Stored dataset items

※

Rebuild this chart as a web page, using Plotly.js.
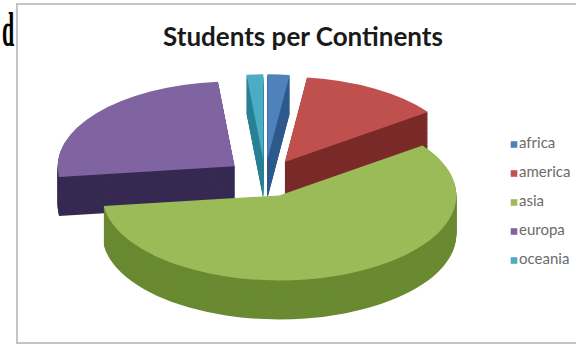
<!DOCTYPE html>
<html>
<head>
<meta charset="utf-8">
<script src="https://cdn.plot.ly/plotly-3.0.1.min.js"></script>
<style>
  html, body { margin: 0; padding: 0; background: #ffffff; }
  #chart { width: 576px; height: 347px; }
  .legendpie { transform: translate(35px, 4px) scale(0.55); }
</style>
</head>
<body>
<div id="chart"></div>
<script>
// ---- data ----
const labels = ['africa', 'america', 'asia', 'europa', 'oceania'];
const values = [2, 13, 58, 25.5, 1.5];
const topColors = ['#4F81BD', '#C0504D', '#9BBB59', '#8064A2', '#4BACC6'];
const sideColors = ['#2f5a8c', '#7a2b29', '#6a8a32', '#362a52', '#2b8096'];
const titleText = 'Students per Continents';

// ---- geometry (style) ----
const W = 576, H = 347;
const PULL = 0.22;
const target = { x: 265, y: 178, rx: 177, ry: 85, depth: 39 };
const R = H / (2 * (1 + PULL) + target.depth / target.ry);
const DEPTH = target.depth * R / target.ry;   // unscaled depth px
const NLAYERS = 45;
const boxH = H - DEPTH;
const sx = target.rx / R, sy = target.ry / R;
const cx0 = W / 2, cy0 = boxH / 2;

const legendLabels = labels.map(l => '<span style="font-size:15px">' + l + '</span>');

const traces = [];
for (let k = NLAYERS; k >= 1; k--) {
  const off = k * DEPTH / NLAYERS / H;
  traces.push({
    type: 'pie', labels: legendLabels, values: values, sort: false,
    direction: 'clockwise', rotation: 0, pull: PULL,
    marker: { colors: sideColors, line: { width: 0 } },
    textinfo: 'none', hoverinfo: 'skip', showlegend: false,
    domain: { x: [0, 1], y: [DEPTH / H - off, 1 - off] }
  });
}
traces.push({
  type: 'pie', labels: legendLabels, values: values, sort: false,
  direction: 'clockwise', rotation: 0, pull: PULL,
  marker: { colors: topColors, line: { width: 0 } },
  textinfo: 'none', hoverinfo: 'label+percent',
  domain: { x: [0, 1], y: [DEPTH / H, 1] }
});

const layout = {
  width: W, height: H,
  margin: { l: 0, r: 0, t: 0, b: 0 },
  paper_bgcolor: '#ffffff', plot_bgcolor: '#ffffff',
  title: {
    text: '<b>' + titleText + '</b>',
    font: { family: 'Lato, "Open Sans", sans-serif', size: 26, color: '#1a1a1a' },
    x: 303 / W, xanchor: 'center', y: 1 - 37 / H, yanchor: 'middle'
  },
  showlegend: true,
  legend: {
    x: 479 / W, xanchor: 'left', y: 1 - 121 / H, yanchor: 'top',
    font: { family: 'Lato, "Open Sans", sans-serif', size: 20, color: '#6b6b6b' },
    bgcolor: 'rgba(0,0,0,0)', traceorder: 'normal'
  },
  shapes: [{
    type: 'rect', xref: 'paper', yref: 'paper',
    x0: 17 / W, x1: 1.01, y0: 1 - 343 / H, y1: 1 - 4 / H,
    line: { color: '#c4c4c4', width: 2 }, fillcolor: 'rgba(0,0,0,0)', layer: 'below'
  }],
  annotations: [{
    text: 'd', xref: 'paper', yref: 'paper', x: 0, xanchor: 'left', xshift: 2,
    borderpad: 0, borderwidth: 0,
    y: 1 - 29 / H, yanchor: 'middle', showarrow: false,
    font: { family: '"Liberation Serif", serif', size: 22, color: '#000000', weight: 'bold' }
  }]
};

Plotly.newPlot('chart', traces, layout, { staticPlot: true, displayModeBar: false }).then(function () {
  const pl = document.querySelector('.pielayer');
  if (pl) {
    const tx = target.x - sx * cx0;
    const ty = target.y - sy * cy0;
    pl.style.transformOrigin = '0 0';
    pl.style.transform = 'translate(' + tx + 'px,' + ty + 'px) scale(' + sx + ',' + sy + ')';
  }
  const at = document.querySelector('.annotation-text');
  if (at) {
    at.style.transformBox = 'fill-box';
    at.style.transformOrigin = 'center center';
    at.style.transform = 'scaleY(2.2)';
  }
});
</script>
</body>
</html>
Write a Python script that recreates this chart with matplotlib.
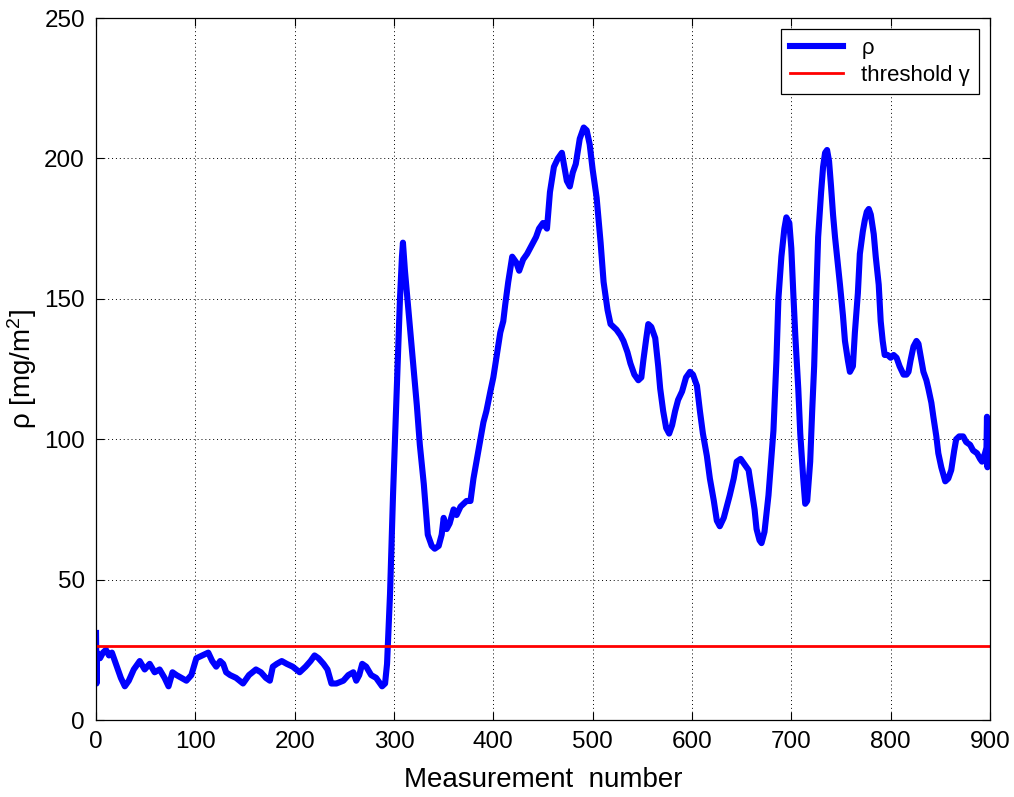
import matplotlib
matplotlib.use("Agg")
import matplotlib.pyplot as plt
import numpy as np

plt.rcParams['font.family'] = ['Liberation Sans', 'DejaVu Sans']
plt.rcParams['mathtext.fontset'] = 'custom'
plt.rcParams['mathtext.rm'] = 'Liberation Sans'
plt.rcParams['mathtext.it'] = 'Liberation Sans'

points = [
    (0, 31), (0.5, 13), (1, 24), (4, 22), (7, 24), (10, 25), (13, 23), (16, 24),
    (20, 20), (25, 15), (29, 12), (33, 14), (38, 18), (44, 21), (49, 18), (54, 20),
    (59, 17), (64, 18), (69, 15), (73, 12), (77, 17), (81, 16), (86, 15), (91, 14),
    (96, 16), (101, 22), (107, 23), (113, 24), (117, 21), (121, 19), (125, 21),
    (128, 20), (131, 17), (135, 16), (141, 15), (148, 13), (154, 16), (161, 18),
    (166, 17), (171, 15), (175, 14), (178, 19), (182, 20), (187, 21), (192, 20),
    (198, 19), (205, 17), (211, 19), (216, 21), (220, 23), (224, 22), (229, 20),
    (233, 18), (237, 13), (242, 13), (249, 14), (254, 16), (259, 17), (262, 14),
    (265, 16), (268, 20), (272, 19), (277, 16), (282, 15), (288, 12), (291, 13),
    (293, 20), (296, 45),
    (299, 80), (302, 110), (304, 130), (306, 150), (308, 165), (309, 170),
    (311, 160), (313, 152), (316, 140), (319, 128), (323, 112), (326, 98),
    (330, 84), (334, 66), (338, 62), (341, 61), (345, 62), (348, 66), (350, 72),
    (353, 68), (356, 70), (360, 75), (363, 73), (367, 76), (370, 77), (373, 78),
    (377, 78), (380, 86), (383, 92), (387, 100), (390, 106), (393, 110),
    (397, 117), (400, 122), (404, 131), (407, 138), (410, 142), (412, 148),
    (415, 156), (419, 165), (423, 163), (426, 160), (430, 164), (434, 166),
    (437, 168), (440, 170), (443, 172), (446, 175), (450, 177), (454, 175),
    (457, 188), (461, 197), (465, 200), (469, 202), (474, 192), (477, 190),
    (480, 195), (483, 198), (487, 207), (491, 211), (494, 210), (497, 205),
    (500, 196), (504, 186), (508, 170), (511, 156), (515, 146), (518, 141),
    (521, 140), (524, 139), (528, 137), (531, 135), (535, 131), (538, 127),
    (542, 123), (546, 121), (549, 122), (551, 128), (554, 136), (556, 141),
    (559, 140), (563, 136), (566, 126), (568, 118), (571, 110), (574, 104),
    (577, 102), (580, 105), (583, 110), (586, 114), (590, 117), (594, 122),
    (598, 124), (601, 123), (605, 119), (608, 110), (611, 102), (615, 94),
    (618, 86), (622, 78), (625, 71), (628, 69), (632, 72), (635, 76),
    (638, 80), (642, 86), (645, 92), (649, 93), (653, 91), (657, 89),
    (660, 82), (663, 75), (665, 68), (668, 64), (670, 63), (673, 67),
    (677, 80), (680, 94), (682, 103), (685, 128), (687, 150), (690, 165),
    (693, 175), (695, 179), (698, 177), (700, 168), (702, 152), (704, 137),
    (707, 118), (709, 102), (712, 86), (714, 77), (716, 78), (719, 92),
    (721, 110), (723, 126), (725, 150), (727, 172), (730, 188), (732, 197),
    (734, 202), (736, 203), (738, 199), (740, 190), (742, 180), (744, 172),
    (747, 162), (749, 155), (752, 144), (754, 135), (757, 128), (759, 124),
    (762, 126), (764, 138), (767, 152), (769, 166), (772, 174), (774, 178),
    (776, 181), (778, 182), (780, 180), (783, 173), (785, 165), (788, 155),
    (790, 142), (792, 135), (794, 130), (797, 130), (800, 129), (803, 130),
    (806, 129), (809, 126), (813, 123), (816, 123), (818, 124), (820, 128),
    (823, 133), (826, 135), (828, 134), (831, 128), (833, 124), (836, 121),
    (838, 118), (841, 113), (843, 108), (846, 101), (848, 95), (851, 90),
    (855, 85), (858, 86), (861, 89), (864, 96), (866, 100), (869, 101),
    (873, 101), (876, 99), (880, 98), (883, 96), (887, 95), (890, 93),
    (892, 92), (895, 95), (896.5, 97), (897, 108), (897.5, 90), (898, 100),
]
meas = [p[0] for p in points]
rho = [p[1] for p in points]

threshold = 26.3

fig = plt.figure(figsize=(10.14, 7.97), dpi=100)
ax = fig.add_axes([0.0947, 0.0966, 0.8816, 0.8808])

ax.plot(meas, rho, color='#0000ff', lw=4.4, label='ρ')
ax.plot([0, 900], [threshold, threshold], color='#ff0000', lw=2, label='threshold γ')

ax.set_xlim(0, 900)
ax.set_ylim(0, 250)
ax.set_xticks(np.arange(0, 901, 100))
ax.set_yticks(np.arange(0, 251, 50))
ax.tick_params(direction='in', top=True, right=True, labelsize=17.5, length=6, width=0.8, pad=8)
ax.grid(True, color='black', linestyle=(0, (1, 3)), linewidth=0.7)
for s in ax.spines.values():
    s.set_linewidth(0.9)

ax.set_xlabel('Measurement  number', fontsize=20, labelpad=10)
ax.set_ylabel('ρ [mg/m$^2$]', fontsize=20, labelpad=4)

leg = ax.legend(loc='upper right', fontsize=16, fancybox=False, framealpha=1,
                edgecolor='black', borderaxespad=0.5, handlelength=2.4,
                borderpad=0.4, labelspacing=0.25)
leg.get_frame().set_linewidth(0.9)

fig.savefig('out.png', dpi=100)
plt.close(fig)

※

* Short task: Please reproduce the listing exactly from its opening line through the line that contains "const titleText = 'Students per Continents';", both included, with all pictures omitted.

* Written response:
Rebuild this chart as a web page, using Plotly.js.
<!DOCTYPE html>
<html>
<head>
<meta charset="utf-8">
<script src="https://cdn.plot.ly/plotly-3.0.1.min.js"></script>
<style>
  html, body { margin: 0; padding: 0; background: #ffffff; }
  #chart { width: 576px; height: 347px; }
  .legendpie { transform: translate(35px, 4px) scale(0.55); }
</style>
</head>
<body>
<div id="chart"></div>
<script>
// ---- data ----
const labels = ['africa', 'america', 'asia', 'europa', 'oceania'];
const values = [2, 13, 58, 25.5, 1.5];
const topColors = ['#4F81BD', '#C0504D', '#9BBB59', '#8064A2', '#4BACC6'];
const sideColors = ['#2f5a8c', '#7a2b29', '#6a8a32', '#362a52', '#2b8096'];
const titleText = 'Students per Continents';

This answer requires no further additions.